Sporarum · December 16, 2023, 12:28pm

Overall, the best choice might be to have a different syntax for labelled types and named types:

Something like:

(x: Int) =:= (y: Int)

(x :: Int) !=:= (y :: Int)

(Probably not :: as it would be ambiguous with List’s ::)

This solves all the issues I raised above:

val (sum: Int, product: Int) = p // expected: (Int, Int) and binds sum, product
val (sum :: Int, product :: Int) = p // expected: (sum :: Int, product :: Int) and binds sum, product

val (a: sum :: Int, b: product :: Int) = p // expected: (sum :: Int, product :: Int)  and binds a, b


(x: Int with x > 0) =:= (y: Int with y > 0)
(a :: (x: Int with x > 0)) !=:= (b :: (x: Int with x > 0))

(a :: Int with a > 0) !=:= (b :: Int with b > 0) // reuse identifier

(a: Int, b: Int) => a.type  =:=  (x: Int, y: Int) => x.type
(a :: Int, b :: Int) => a.type  !=:=  (x :: Int, y :: Int) => x.type

// and of course:
(a: Int, b: Int) =:= (x: Int, y: Int)
(a :: Int, b :: Int) !=:= (x :: Int, y :: Int)

I don’t think we can we ignore that sometimes you want to refer to an element of a type, and sometimes you want to name a type to make it distinct from different names

Ichoran · December 16, 2023, 8:28pm

Yeah, it’s looking like this might be necessary, and I called the latter one (x = Int) in my last post above, because that’s kind of the partly-there syntax already.

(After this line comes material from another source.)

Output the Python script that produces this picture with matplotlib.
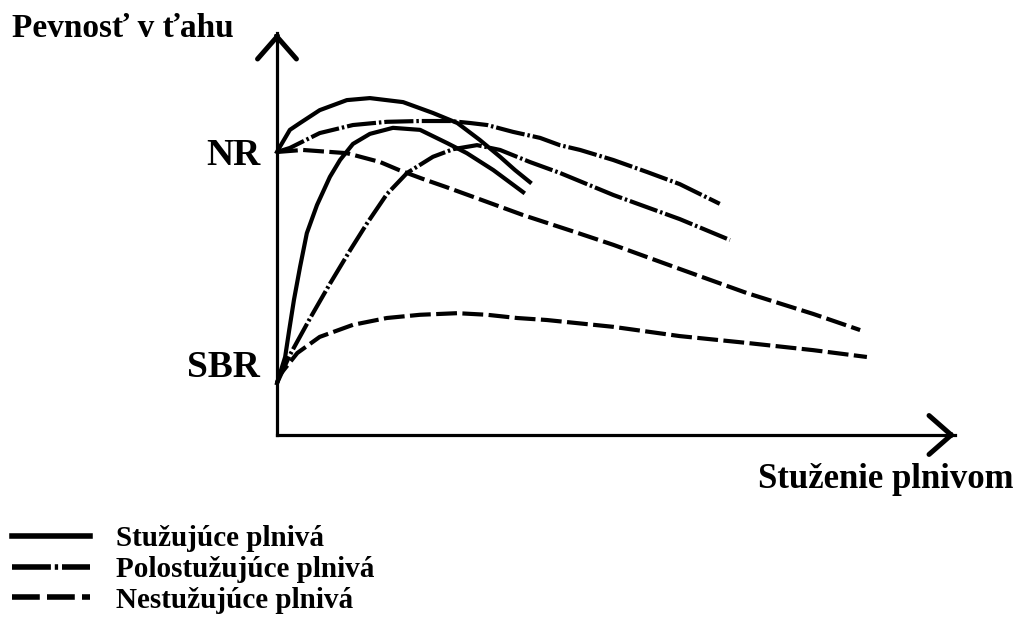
import numpy as np
import matplotlib
matplotlib.use('Agg')
import matplotlib.pyplot as plt

# schematic values (arbitrary units, 0-100)
# reinforcing fillers (solid)
x_reinf_nr = [0, 0.4, 1.9, 3.4, 6.3, 10.3, 13.7, 18.6, 23.0, 26.6, 29.9, 32.9, 35.1, 37.3]
y_reinf_nr = [70.4, 71.6, 75.9, 77.6, 80.8, 83.3, 83.8, 82.8, 80.1, 77.6, 73.4, 69.2, 65.9, 62.9]
x_reinf_sbr = [0, 1.2, 1.8, 2.5, 3.4, 4.4, 5.9, 7.8, 9.3, 11.2, 13.7, 17.1, 21.1, 25.1, 28.0, 31.9, 36.3]
y_reinf_sbr = [12.9, 19.4, 26.1, 33.6, 41.8, 50.2, 57.2, 64.2, 68.4, 72.4, 74.9, 76.4, 75.9, 72.6, 70.1, 65.9, 60.4]

# semi-reinforcing fillers (dash-dot)
x_semi_nr = [0, 1.9, 6.3, 11.2, 16.2, 21.1, 25.5, 28.5, 31.0, 34.8, 38.8, 41.7, 44.7, 49.6, 54.6, 59.4, 65.3]
y_semi_nr = [70.4, 71.4, 75.1, 77.1, 77.9, 78.1, 78.1, 77.6, 77.1, 75.4, 73.9, 72.1, 70.9, 68.4, 65.4, 62.4, 57.5]
x_semi_sbr = [0, 1.9, 4.9, 7.8, 10.8, 13.3, 16.2, 19.2, 23.0, 26.0, 29.5, 32.9, 37.3, 41.7, 49.6, 59.4, 66.8]
y_semi_sbr = [12.9, 19.9, 29.1, 37.6, 46.0, 52.7, 59.9, 65.2, 69.2, 71.1, 72.1, 70.9, 67.9, 65.2, 59.7, 53.7, 48.5]

# non-reinforcing fillers (dashed)
x_non_nr = [0, 3.8, 10.3, 15.2, 18.0, 21.5, 24.9, 29.8, 36.3, 44.1, 49.6, 59.4, 69.3, 79.1, 86.0]
y_non_nr = [70.4, 70.9, 70.1, 67.9, 65.9, 63.7, 61.7, 58.7, 54.7, 50.4, 47.3, 41.3, 35.3, 30.1, 26.1]
x_non_sbr = [0, 0.4, 3.0, 6.3, 11.2, 16.2, 21.1, 26.6, 31.0, 35.4, 39.8, 49.6, 59.4, 69.3, 79.1, 87.0]
y_non_sbr = [12.9, 14.9, 20.4, 24.4, 27.4, 29.1, 29.9, 30.3, 29.9, 29.1, 28.6, 26.9, 24.6, 22.9, 21.1, 19.4]

rubber_labels = ['NR', 'SBR']
rubber_label_y = [70.4, 17.9]
legend_labels = ['Stužujúce plnivá', 'Polostužujúce plnivá', 'Nestužujúce plnivá']

plt.rcParams['font.family'] = ['Liberation Serif', 'DejaVu Serif']
plt.rcParams['font.weight'] = 'bold'
plt.rcParams['axes.labelweight'] = 'bold'

fig = plt.figure(figsize=(10.21, 6.34), dpi=100)
ax = fig.add_axes([0.2713, 0.3139, 0.6641, 0.6341])
ax.set_xlim(0, 100)
ax.set_ylim(0, 100)
for side in ['top', 'right']:
    ax.spines[side].set_visible(False)
for side in ['left', 'bottom']:
    ax.spines[side].set_linewidth(2.3)
    ax.spines[side].set_capstyle('projecting')

solid = '-'
dashdot = (0, (7, 0.7, 0.6, 0.7))
dashed = (0, (5, 1.3))
lw = 3

ax.plot(x_reinf_nr, y_reinf_nr, ls=solid, lw=lw, color='black', clip_on=False, label=legend_labels[0])
ax.plot(x_reinf_sbr, y_reinf_sbr, ls=solid, lw=lw, color='black', clip_on=False)
ax.plot(x_semi_nr, y_semi_nr, ls=dashdot, lw=lw, color='black', clip_on=False, label=legend_labels[1])
ax.plot(x_semi_sbr, y_semi_sbr, ls=dashdot, lw=lw, color='black', clip_on=False)
ax.plot(x_non_nr, y_non_nr, ls=dashed, lw=lw, color='black', clip_on=False, label=legend_labels[2])
ax.plot(x_non_sbr, y_non_sbr, ls=dashed, lw=lw, color='black', clip_on=False)

# arrow heads at the ends of both axes
arrow = dict(arrowstyle='->,head_length=1.6,head_width=1.4', lw=3.6, color='black',
             shrinkA=0, shrinkB=0, mutation_scale=10, capstyle='round', joinstyle='miter')
ax.annotate('', xy=(0, 1), xytext=(0, 0.995), xycoords='axes fraction', arrowprops=arrow)
ax.annotate('', xy=(1, 0), xytext=(0.995, 0), xycoords='axes fraction', arrowprops=arrow)

ax.set_xticks([])
ax.set_yticks(rubber_label_y, rubber_labels)
ax.tick_params(axis='y', length=0, pad=12, labelsize=27)

ax.set_ylabel('Pevnosť v ťahu', rotation=0, ha='left', va='center', fontsize=24)
ax.yaxis.set_label_coords(-0.391, 1.012)
ax.set_xlabel('Stuženie plnivom', loc='right', fontsize=25)
ax.xaxis.set_label_coords(1.0855, -0.07)

leg = ax.legend(loc='upper left', bbox_to_anchor=(0.012, 0.172), bbox_transform=fig.transFigure,
                frameon=False, fontsize=21, handlelength=2.65, handletextpad=0.9,
                labelspacing=0.13, borderpad=0, borderaxespad=0)
for h in leg.get_lines():
    h.set_linewidth(4)

fig.savefig('out.png', dpi=100)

Sporarum · December 17, 2023, 1:22pm

I’d expect x = Int to bind the type Int to x, whereas we want to bind elements of the type Int to x, an example:

type x = Int
val b: x.type = ??? //error: Not Found: x

val x: Int = ???
val a: x.type = ??? // works !

type MyType = (x: Int) => x.type // refers to element of type Int

Ichoran · December 17, 2023, 5:19pm

I would expect that when the word type is in front of it, certainly. Otherwise, it seems to me as good a candidate as any for a general-purpose naming operator.